In the future, when historians are picking up the pieces, they will inevitably ask, as they still do of the Germans, "How could it happen? How could civilized people become savage and barbarous so quickly? And why didn't anyone do anything to stop it?"

Shows on the History Channel of the future will have long slow zoom-out shots of the ruins of Guantanamo and Abu Ghraib, the sun setting in the background, a groundskeeper trudging across the horizon, and a gravelly elderly male voice intoning ruefully about the human condition and the quandaries of the problem of evil as single acoustic guitar notes pick out plaintively and the screen fades to black. The Chinese, Indian, and Brazilian viewers will simultaneously click their remotes, power down their televisions, and stiffly raise themselves from their couches. As they brush their teeth, readying themselves for bed and another work day, they will shake their heads wondering how the world could have been so mad and thinking that at least they live in a place and time where that sort of thing couldn't happen. By morning it will seem like a bad dream.
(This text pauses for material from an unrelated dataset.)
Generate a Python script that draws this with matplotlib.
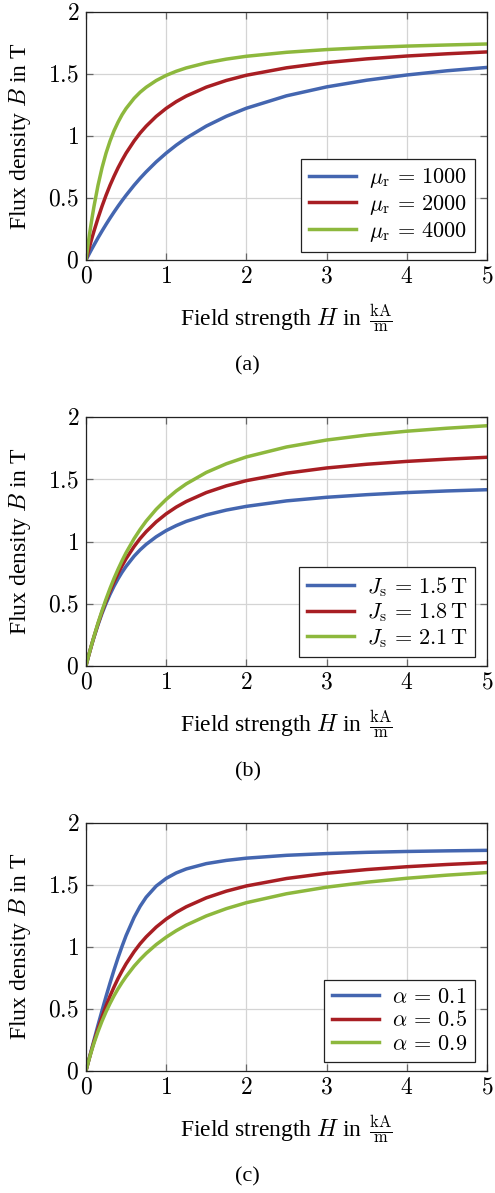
import matplotlib
matplotlib.use("Agg")
import matplotlib.pyplot as plt
from matplotlib.ticker import FuncFormatter

plt.rcParams["mathtext.fontset"] = "cm"
plt.rcParams["font.family"] = ["Liberation Serif", "DejaVu Serif"]

# Field strength H in kA/m
H = [0, 0.025, 0.05, 0.075, 0.1, 0.15, 0.2, 0.25, 0.3, 0.35, 0.4, 0.45, 0.5, 0.6, 0.675,
     0.75, 0.875, 1.0, 1.125, 1.25, 1.5, 1.75, 2.0, 2.5, 3.0, 3.5, 4.0, 4.5, 5.0]

# reference curve (mu_r = 2000, J_s = 1.8 T, alpha = 0.5), flux density B in T
B_ref = [0, 0.062, 0.121, 0.179, 0.234, 0.338, 0.434, 0.522, 0.603, 0.676, 0.744, 0.805,
         0.862, 0.960, 1.024, 1.079, 1.158, 1.223, 1.277, 1.322, 1.394, 1.448, 1.490, 1.550,
         1.592, 1.622, 1.645, 1.663, 1.678]
# (a) relative permeability
B_mu1000 = [0, 0.031, 0.062, 0.092, 0.121, 0.179, 0.234, 0.287, 0.338, 0.387, 0.434, 0.479,
            0.522, 0.603, 0.659, 0.711, 0.791, 0.862, 0.926, 0.983, 1.080, 1.159, 1.224, 1.324,
            1.396, 1.450, 1.492, 1.526, 1.553]
B_mu4000 = [0, 0.121, 0.234, 0.338, 0.434, 0.603, 0.744, 0.862, 0.960, 1.043, 1.112, 1.172,
            1.222, 1.304, 1.353, 1.393, 1.447, 1.489, 1.522, 1.549, 1.590, 1.620, 1.643, 1.675,
            1.697, 1.713, 1.725, 1.734, 1.742]
# (b) saturation polarisation
B_Js15 = [0, 0.062, 0.120, 0.177, 0.230, 0.330, 0.421, 0.502, 0.575, 0.641, 0.700, 0.753,
          0.800, 0.882, 0.933, 0.977, 1.038, 1.088, 1.128, 1.162, 1.214, 1.253, 1.283, 1.327,
          1.356, 1.377, 1.394, 1.407, 1.417]
B_Js21 = [0, 0.062, 0.122, 0.180, 0.236, 0.344, 0.443, 0.536, 0.623, 0.703, 0.777, 0.846,
          0.910, 1.023, 1.097, 1.164, 1.259, 1.339, 1.407, 1.464, 1.556, 1.626, 1.681, 1.761,
          1.817, 1.857, 1.888, 1.912, 1.932]
# (c) knee parameter
B_a01 = [0, 0.063, 0.125, 0.186, 0.247, 0.368, 0.485, 0.599, 0.708, 0.813, 0.912, 1.004,
         1.090, 1.237, 1.326, 1.399, 1.489, 1.551, 1.595, 1.627, 1.670, 1.696, 1.714, 1.737,
         1.751, 1.761, 1.768, 1.773, 1.777]
B_a09 = [0, 0.061, 0.118, 0.172, 0.223, 0.316, 0.400, 0.475, 0.543, 0.605, 0.661, 0.712,
         0.759, 0.843, 0.897, 0.946, 1.017, 1.077, 1.129, 1.174, 1.248, 1.307, 1.355, 1.427,
         1.480, 1.520, 1.552, 1.577, 1.598]

labels_a = [r"$\mu_\mathrm{r}\,=\,1000$", r"$\mu_\mathrm{r}\,=\,2000$", r"$\mu_\mathrm{r}\,=\,4000$"]
labels_b = [r"$J_\mathrm{s}\,=\,1.5\,\mathrm{T}$", r"$J_\mathrm{s}\,=\,1.8\,\mathrm{T}$",
            r"$J_\mathrm{s}\,=\,2.1\,\mathrm{T}$"]
labels_c = [r"$\alpha\,=\,0.1$", r"$\alpha\,=\,0.5$", r"$\alpha\,=\,0.9$"]
captions = ["(a)", "(b)", "(c)"]
x_ticks = [0, 1, 2, 3, 4, 5]
y_ticks = [0, 0.5, 1, 1.5, 2]

colors = ["#4466B0", "#A81E23", "#8DB83D"]

W, Hpx = 495, 1193
fig = plt.figure(figsize=(W / 100, Hpx / 100), dpi=100)

panels = [
    (12, 260, [B_mu1000, B_ref, B_mu4000], labels_a),
    (417.3, 665.7, [B_Js15, B_ref, B_Js21], labels_b),
    (822.7, 1070.7, [B_a01, B_ref, B_a09], labels_c),
]
left_px, right_px = 86, 487

fmt = FuncFormatter(lambda v, p: f"${v:g}$")

for i, (top, bot, series, labs) in enumerate(panels):
    ax = fig.add_axes([left_px / W, 1 - bot / Hpx, (right_px - left_px) / W, (bot - top) / Hpx])
    for ys, c, lab in zip(series, colors, labs):
        ax.plot(H, ys, color=c, lw=2.5, label=lab, solid_joinstyle="round")
    ax.set_xlim(0, 5)
    ax.set_ylim(0, 2)
    ax.set_xticks(x_ticks)
    ax.set_yticks(y_ticks)
    ax.xaxis.set_major_formatter(fmt)
    ax.yaxis.set_major_formatter(fmt)
    ax.grid(True, color="#d4d4d4", lw=0.9)
    ax.set_axisbelow(True)
    ax.tick_params(direction="in", top=True, right=True, length=5, width=0.9,
                   color="#666666", labelsize=17, pad=5)
    for s in ax.spines.values():
        s.set_color("#222222")
        s.set_linewidth(0.9)
    ax.set_xlabel(r"Field strength $H$ in $\,\frac{\mathrm{kA}}{\mathrm{m}}$", fontsize=17, va="center")
    ax.xaxis.set_label_coords(0.5, -58 / (bot - top))
    ax.set_ylabel(r"Flux density $B$ in T", fontsize=17, va="center")
    ax.yaxis.set_label_coords(-66 / (right_px - left_px), 0.5)
    leg = ax.legend(loc="lower right", bbox_to_anchor=(1 - 12 / 401, 8.4 / 248),
                    borderaxespad=0, fontsize=16, fancybox=False, framealpha=1,
                    edgecolor="#222222", handlelength=2.1, handletextpad=0.6,
                    labelspacing=0.12, borderpad=0.35)
    leg.get_frame().set_linewidth(0.9)
    fig.text(0.5, 1 - (bot + 106) / Hpx, captions[i], ha="center", va="center", fontsize=16)

fig.savefig("out.png", dpi=100)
So please help the historians. Watch this movie. Sign this petition. Get it in the historical record.

Gonzales will be confirmed. Torture will be essentially legalized in the US. America will attack Iran before 2008 either directly or by proxy. But at least after the dust settles, after the American Empire passes through bellicose senility into impotent dementia and finally irrelevance, someone will know that we weren't all totally insane.